You say yes to bringing dessert. You mean well. Then suddenly it's three nights before Christmas, your calendar is packed, and you're Googling things like "easy but impressive Christmas dessert" while standing in your kitchen in socks.
We've all been there.

The good news is this: you don't need to spend six hours piping buttercream or mastering French pastry school techniques to bring something that looks beautiful. You just need to be strategic. And a little bit French.
French desserts have this unfair advantage. They look elegant by default. Even the simple ones carry an air of effort, confidence, and quiet luxury. Which makes them perfect for Christmas, especially if you want people to say, "Wow, you made this?" instead of "Oh nice, cookies."
Let's talk about easy, fancy French desserts that feel special, photograph beautifully, and make you look like someone who has their life together. Even if you made them the night before.
Table of Contents
The French Dessert Illusion (And Why It Works So Well)
Before we dive in, let's clear something up.
Most French pastries are not complicated.

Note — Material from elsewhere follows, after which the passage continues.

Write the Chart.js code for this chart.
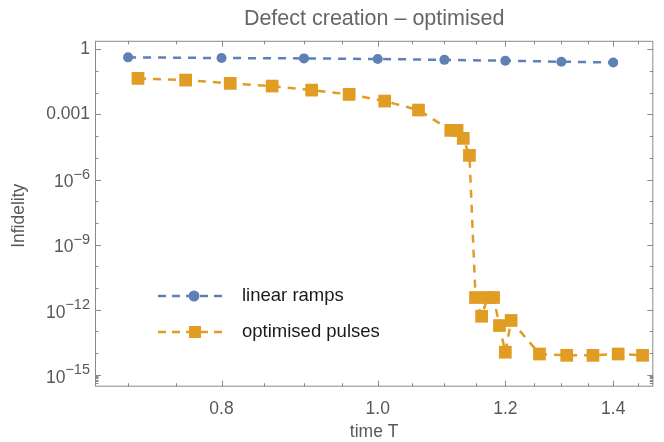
<!DOCTYPE html>
<html><head><meta charset="utf-8">
<script src="https://cdn.jsdelivr.net/npm/chart.js@4/dist/chart.umd.min.js"></script>
<style>html,body{margin:0;padding:0;background:#fff;}#wrap{width:664px;height:442px;}</style>
</head><body><div id="wrap"><canvas id="c" width="664" height="442"></canvas></div>
<script>
const titleText = 'Defect creation \u2013 optimised';
const xTitle = 'time T';
const yTitle = 'Infidelity';
const seriesNames = ['linear ramps', 'optimised pulses'];
const linearT = [0.7, 0.8, 0.9, 1.0, 1.1, 1.2, 1.3, 1.4];
const linearInf = [0.43, 0.40, 0.385, 0.36, 0.33, 0.30, 0.27, 0.25];
const optT = [0.71, 0.76, 0.81, 0.86, 0.91, 0.96, 1.01, 1.06, 1.11, 1.12, 1.13, 1.14, 1.15, 1.16, 1.17, 1.18, 1.19, 1.20, 1.21, 1.26, 1.31, 1.36, 1.41, 1.46];
const optInf = [0.0461, 0.0385, 0.0271, 0.0204, 0.0133, 0.00844, 0.00415, 0.0016, 1.85e-4, 1.85e-4, 7.9e-5, 1.3e-5, 3.65e-12, 5.0e-13, 3.65e-12, 3.65e-12, 1.87e-13, 1.1e-14, 3.2e-13, 9.1e-15, 7.9e-15, 7.9e-15, 9.1e-15, 7.9e-15];
const xMajor = [0.8, 1.0, 1.2, 1.4];
const xMajorLabels = ['0.8', '1.0', '1.2', '1.4'];
const xMinor = [0.7, 0.75, 0.85, 0.9, 0.95, 1.05, 1.1, 1.15, 1.25, 1.3, 1.35, 1.45];
const yMajor = [1, 1e-3, 1e-6, 1e-9, 1e-12, 1e-15];
const yMajorBase = ['1', '0.001', '10', '10', '10', '10'];
const yMajorExp = ['', '', '\u22126', '\u22129', '\u221212', '\u221215'];
const yMinor = [1e-1, 1e-2, 1e-4, 1e-5, 1e-7, 1e-8, 1e-10, 1e-11, 1e-13, 1e-14, 9e-16, 8e-16, 7e-16, 6e-16, 5e-16, 4e-16];

const BLUE = '#5E81B5', ORANGE = '#E19C24';
const FRAME = '#8a8a8a', LABEL = '#585858';
const FONT = "'Liberation Sans', Arial, sans-serif";

const decor = {
  id: 'decor',
  afterDraw(chart) {
    const {ctx, chartArea: a, scales: {x, y}} = chart;
    ctx.save();
    ctx.strokeStyle = FRAME; ctx.lineWidth = 1;
    ctx.strokeRect(a.left + 0.5, a.top + 0.5, a.right - a.left - 1, a.bottom - a.top - 1);
    const tickX = (v, len) => {
      const p = Math.round(x.getPixelForValue(v)) + 0.5;
      ctx.beginPath();
      ctx.moveTo(p, a.bottom); ctx.lineTo(p, a.bottom - len);
      ctx.moveTo(p, a.top); ctx.lineTo(p, a.top + len);
      ctx.stroke();
    };
    const tickY = (v, len) => {
      const p = Math.round(y.getPixelForValue(v)) + 0.5;
      ctx.beginPath();
      ctx.moveTo(a.left, p); ctx.lineTo(a.left + len, p);
      ctx.moveTo(a.right, p); ctx.lineTo(a.right - len, p);
      ctx.stroke();
    };
    xMajor.forEach(v => tickX(v, 6));
    xMinor.forEach(v => tickX(v, 3.5));
    yMajor.forEach(v => tickY(v, 6));
    yMinor.forEach(v => tickY(v, 3.5));
    // y tick labels with superscripts
    ctx.fillStyle = LABEL;
    ctx.textAlign = 'right'; ctx.textBaseline = 'middle';
    const rx = a.left - 5;
    yMajor.forEach((v, i) => {
      const p = y.getPixelForValue(v);
      if (yMajorExp[i]) {
        ctx.font = '14.5px ' + FONT;
        const w = ctx.measureText(yMajorExp[i]).width;
        ctx.fillText(yMajorExp[i], rx, p - 5);
        ctx.font = '17.5px ' + FONT;
        ctx.fillText(yMajorBase[i], rx - w, p + 3);
      } else {
        ctx.font = '17.5px ' + FONT;
        ctx.fillText(yMajorBase[i], rx, p);
      }
    });
    // y axis title
    ctx.save();
    ctx.font = '17.5px ' + FONT;
    ctx.textAlign = 'center'; ctx.textBaseline = 'middle';
    ctx.translate(19, (a.top + a.bottom) / 2 + 2);
    ctx.rotate(-Math.PI / 2);
    ctx.fillText(yTitle, 0, 0);
    ctx.restore();
    // legend
    const items = [[BLUE, 'circle', 296], [ORANGE, 'rect', 332]];
    items.forEach(([col, st, ly], i) => {
      ctx.strokeStyle = col; ctx.lineWidth = 2.5; ctx.setLineDash([8, 6]);
      ctx.beginPath(); ctx.moveTo(158, ly); ctx.lineTo(224, ly); ctx.stroke();
      ctx.setLineDash([]);
      ctx.fillStyle = col;
      if (st === 'circle') { ctx.beginPath(); ctx.arc(194, ly, 5.5, 0, Math.PI * 2); ctx.fill(); }
      else ctx.fillRect(189, ly - 6, 12, 12);
      ctx.fillStyle = '#1a1a1a'; ctx.font = '18.5px ' + FONT;
      ctx.textAlign = 'left'; ctx.textBaseline = 'middle';
      ctx.fillText(seriesNames[i], 242, ly);
    });
    ctx.restore();
  }
};

new Chart(document.getElementById('c'), {
  type: 'line',
  data: {
    datasets: [
      { label: seriesNames[0], data: linearT.map((t, i) => ({x: t, y: linearInf[i]})),
        borderColor: BLUE, backgroundColor: BLUE, borderWidth: 2.5, borderDash: [8, 7],
        pointStyle: 'circle', pointRadius: 5, pointBorderWidth: 0, tension: 0 },
      { label: seriesNames[1], data: optT.map((t, i) => ({x: t, y: optInf[i]})),
        borderColor: ORANGE, backgroundColor: ORANGE, borderWidth: 2.5, borderDash: [8, 7],
        pointStyle: 'rect', pointRadius: 9, pointBorderWidth: 0, tension: 0 }
    ]
  },
  options: {
    responsive: false, animation: false, clip: false,
    layout: { padding: { left: 0, right: 10.7, top: 0, bottom: 0 } },
    plugins: {
      legend: { display: false }, tooltip: { enabled: false },
      title: { display: true, text: titleText, fullSize: false, color: '#666666',
        font: { family: FONT, size: 21.5, weight: 'normal' }, padding: { top: 6, bottom: 9 } }
    },
    scales: {
      x: { type: 'logarithmic', min: 0.6677, max: 1.4825,
        afterBuildTicks: s => { s.ticks = xMajor.map(v => ({value: v})); },
        afterFit: s => { s.height = 55.3; },
        ticks: { autoSkip: false, maxRotation: 0, padding: 12, color: LABEL,
          font: { family: FONT, size: 17.5 }, callback: (v, i) => xMajorLabels[i] },
        grid: { display: false, drawTicks: false }, border: { display: false },
        title: { display: true, text: xTitle, color: LABEL, font: { family: FONT, size: 17.5 }, padding: { top: 0, bottom: -1 } } },
      y: { type: 'logarithmic', min: 2.83e-16, max: 2.49,
        afterBuildTicks: s => { s.ticks = yMajor.map(v => ({value: v})); },
        afterFit: s => { s.width = 95; },
        ticks: { display: false },
        grid: { display: false, drawTicks: false }, border: { display: false } }
    }
  },
  plugins: [decor]
});
</script>
</body></html>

They're thoughtful.
They rely on good ingredients, clean layers, and calm presentation. No chaos. No rainbow sprinkles. No desperate last-minute fixes.
That's why they work so well for Christmas. They're festive without being loud. Rich without being heavy-handed. And most importantly, they age well. Many French desserts actually taste better after resting overnight. Which is exactly what you need during the holidays.
If your goal is to look like you worked all day when you absolutely didn't, this is your category.
Choose Your Weapon: Match Your Dessert to Your Available Time
Let's be honest about your actual life right now. How much time do you really have?
If You Have 15 Minutes (The Emergency Save)
Chocolate Mousse Cups: The Ultimate Fake-Effort Dessert

If there's one dessert that delivers maximum impact with minimal actual work, this is it.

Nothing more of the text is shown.